DATA EXCERPTS >>
----

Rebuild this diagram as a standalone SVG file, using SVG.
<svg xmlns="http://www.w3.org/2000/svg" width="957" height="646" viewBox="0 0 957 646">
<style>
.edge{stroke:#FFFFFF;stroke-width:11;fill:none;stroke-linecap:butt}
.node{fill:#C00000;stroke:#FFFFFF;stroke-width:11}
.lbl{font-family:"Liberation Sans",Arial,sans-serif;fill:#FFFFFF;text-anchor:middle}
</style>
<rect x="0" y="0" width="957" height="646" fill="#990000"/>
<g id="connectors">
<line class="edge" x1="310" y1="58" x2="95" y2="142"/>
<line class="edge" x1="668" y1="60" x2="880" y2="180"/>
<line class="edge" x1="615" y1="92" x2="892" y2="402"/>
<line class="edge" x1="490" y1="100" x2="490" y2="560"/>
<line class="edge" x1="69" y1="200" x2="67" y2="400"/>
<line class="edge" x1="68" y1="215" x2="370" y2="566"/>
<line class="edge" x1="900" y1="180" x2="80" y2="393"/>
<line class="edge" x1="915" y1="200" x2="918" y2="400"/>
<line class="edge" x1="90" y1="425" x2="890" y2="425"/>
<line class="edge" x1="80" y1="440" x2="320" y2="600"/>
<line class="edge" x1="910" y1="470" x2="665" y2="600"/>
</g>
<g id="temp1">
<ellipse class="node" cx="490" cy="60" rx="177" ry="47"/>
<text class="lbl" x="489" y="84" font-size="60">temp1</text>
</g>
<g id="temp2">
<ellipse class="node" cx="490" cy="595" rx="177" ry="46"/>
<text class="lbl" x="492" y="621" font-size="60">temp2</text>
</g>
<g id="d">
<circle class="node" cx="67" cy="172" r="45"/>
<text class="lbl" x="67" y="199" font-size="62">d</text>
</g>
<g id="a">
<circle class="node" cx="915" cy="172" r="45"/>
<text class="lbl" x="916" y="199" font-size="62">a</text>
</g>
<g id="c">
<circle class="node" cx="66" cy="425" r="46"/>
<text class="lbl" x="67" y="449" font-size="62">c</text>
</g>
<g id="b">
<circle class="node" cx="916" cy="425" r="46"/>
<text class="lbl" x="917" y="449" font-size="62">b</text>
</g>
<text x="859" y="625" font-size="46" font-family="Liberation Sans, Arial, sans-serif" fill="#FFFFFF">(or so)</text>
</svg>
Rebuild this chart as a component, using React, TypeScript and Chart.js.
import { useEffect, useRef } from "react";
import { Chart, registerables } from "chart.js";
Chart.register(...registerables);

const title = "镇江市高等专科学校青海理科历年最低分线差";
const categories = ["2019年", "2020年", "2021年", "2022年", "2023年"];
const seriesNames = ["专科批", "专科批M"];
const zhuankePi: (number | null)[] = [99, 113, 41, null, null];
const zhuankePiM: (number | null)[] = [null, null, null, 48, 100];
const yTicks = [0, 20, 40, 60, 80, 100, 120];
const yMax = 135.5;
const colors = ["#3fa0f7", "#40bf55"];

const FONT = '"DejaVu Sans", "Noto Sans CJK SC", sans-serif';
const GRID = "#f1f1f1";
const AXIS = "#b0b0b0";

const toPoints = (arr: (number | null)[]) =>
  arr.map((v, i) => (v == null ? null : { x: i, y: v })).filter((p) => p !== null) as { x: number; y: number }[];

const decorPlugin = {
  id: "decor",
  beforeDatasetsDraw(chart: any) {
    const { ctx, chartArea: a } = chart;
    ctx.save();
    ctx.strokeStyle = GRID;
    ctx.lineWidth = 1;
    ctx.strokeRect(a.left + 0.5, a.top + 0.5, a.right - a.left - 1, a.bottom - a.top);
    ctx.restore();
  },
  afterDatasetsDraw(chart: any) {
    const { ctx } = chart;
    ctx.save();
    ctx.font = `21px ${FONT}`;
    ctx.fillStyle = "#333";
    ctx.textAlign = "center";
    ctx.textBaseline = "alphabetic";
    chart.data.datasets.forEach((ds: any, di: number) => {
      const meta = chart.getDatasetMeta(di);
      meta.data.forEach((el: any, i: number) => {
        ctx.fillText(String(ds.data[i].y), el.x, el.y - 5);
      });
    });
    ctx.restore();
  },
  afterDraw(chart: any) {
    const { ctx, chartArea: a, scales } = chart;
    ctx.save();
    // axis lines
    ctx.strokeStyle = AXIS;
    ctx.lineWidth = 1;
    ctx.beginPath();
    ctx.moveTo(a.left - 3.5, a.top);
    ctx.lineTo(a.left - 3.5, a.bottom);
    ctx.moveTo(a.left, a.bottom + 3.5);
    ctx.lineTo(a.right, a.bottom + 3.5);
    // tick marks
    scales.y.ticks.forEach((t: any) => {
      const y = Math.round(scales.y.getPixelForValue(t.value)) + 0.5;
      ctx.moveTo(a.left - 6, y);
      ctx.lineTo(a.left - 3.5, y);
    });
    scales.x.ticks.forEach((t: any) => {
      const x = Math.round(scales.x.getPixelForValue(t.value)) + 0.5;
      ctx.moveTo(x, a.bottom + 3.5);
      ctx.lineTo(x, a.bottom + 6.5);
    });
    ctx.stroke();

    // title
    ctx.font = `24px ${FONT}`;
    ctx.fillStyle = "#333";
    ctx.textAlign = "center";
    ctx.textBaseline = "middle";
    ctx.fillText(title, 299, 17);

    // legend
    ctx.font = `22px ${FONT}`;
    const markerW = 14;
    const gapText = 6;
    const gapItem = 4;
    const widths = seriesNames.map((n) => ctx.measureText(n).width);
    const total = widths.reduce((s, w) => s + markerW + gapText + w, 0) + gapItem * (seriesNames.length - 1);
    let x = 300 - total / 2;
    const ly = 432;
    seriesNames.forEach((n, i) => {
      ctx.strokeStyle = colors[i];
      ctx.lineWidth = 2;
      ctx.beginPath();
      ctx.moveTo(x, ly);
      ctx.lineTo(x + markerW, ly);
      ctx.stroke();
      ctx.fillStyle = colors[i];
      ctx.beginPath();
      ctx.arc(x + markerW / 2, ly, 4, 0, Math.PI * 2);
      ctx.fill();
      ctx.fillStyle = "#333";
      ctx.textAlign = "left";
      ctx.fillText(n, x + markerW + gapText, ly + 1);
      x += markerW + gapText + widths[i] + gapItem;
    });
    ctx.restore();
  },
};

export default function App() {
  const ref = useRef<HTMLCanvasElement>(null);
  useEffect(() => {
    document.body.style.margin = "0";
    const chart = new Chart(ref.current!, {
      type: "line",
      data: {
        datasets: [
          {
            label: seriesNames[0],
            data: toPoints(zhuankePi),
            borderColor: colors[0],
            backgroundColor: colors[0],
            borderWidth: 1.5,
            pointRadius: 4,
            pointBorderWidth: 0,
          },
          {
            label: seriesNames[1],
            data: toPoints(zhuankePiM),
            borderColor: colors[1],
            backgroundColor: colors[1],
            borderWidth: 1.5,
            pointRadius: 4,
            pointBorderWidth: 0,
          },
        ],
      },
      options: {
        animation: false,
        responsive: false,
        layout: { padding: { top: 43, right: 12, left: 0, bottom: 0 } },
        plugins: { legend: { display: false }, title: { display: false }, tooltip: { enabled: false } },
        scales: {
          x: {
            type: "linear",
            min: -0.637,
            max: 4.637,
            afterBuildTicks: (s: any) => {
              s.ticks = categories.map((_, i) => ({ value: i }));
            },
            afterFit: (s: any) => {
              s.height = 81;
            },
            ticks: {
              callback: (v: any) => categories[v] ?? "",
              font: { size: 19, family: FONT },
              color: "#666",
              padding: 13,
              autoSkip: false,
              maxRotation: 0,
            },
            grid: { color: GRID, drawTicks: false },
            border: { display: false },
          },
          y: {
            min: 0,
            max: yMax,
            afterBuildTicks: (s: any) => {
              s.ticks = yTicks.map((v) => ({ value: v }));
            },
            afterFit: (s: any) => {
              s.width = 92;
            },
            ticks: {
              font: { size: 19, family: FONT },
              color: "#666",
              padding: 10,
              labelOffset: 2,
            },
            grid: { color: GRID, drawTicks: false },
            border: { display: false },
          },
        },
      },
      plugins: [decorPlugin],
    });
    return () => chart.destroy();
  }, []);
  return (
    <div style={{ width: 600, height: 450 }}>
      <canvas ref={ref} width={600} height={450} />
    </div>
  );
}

----

JOB >> Your answer should be a single number: the count of lines holding the word "Rebuild".

SOLUTION >> 2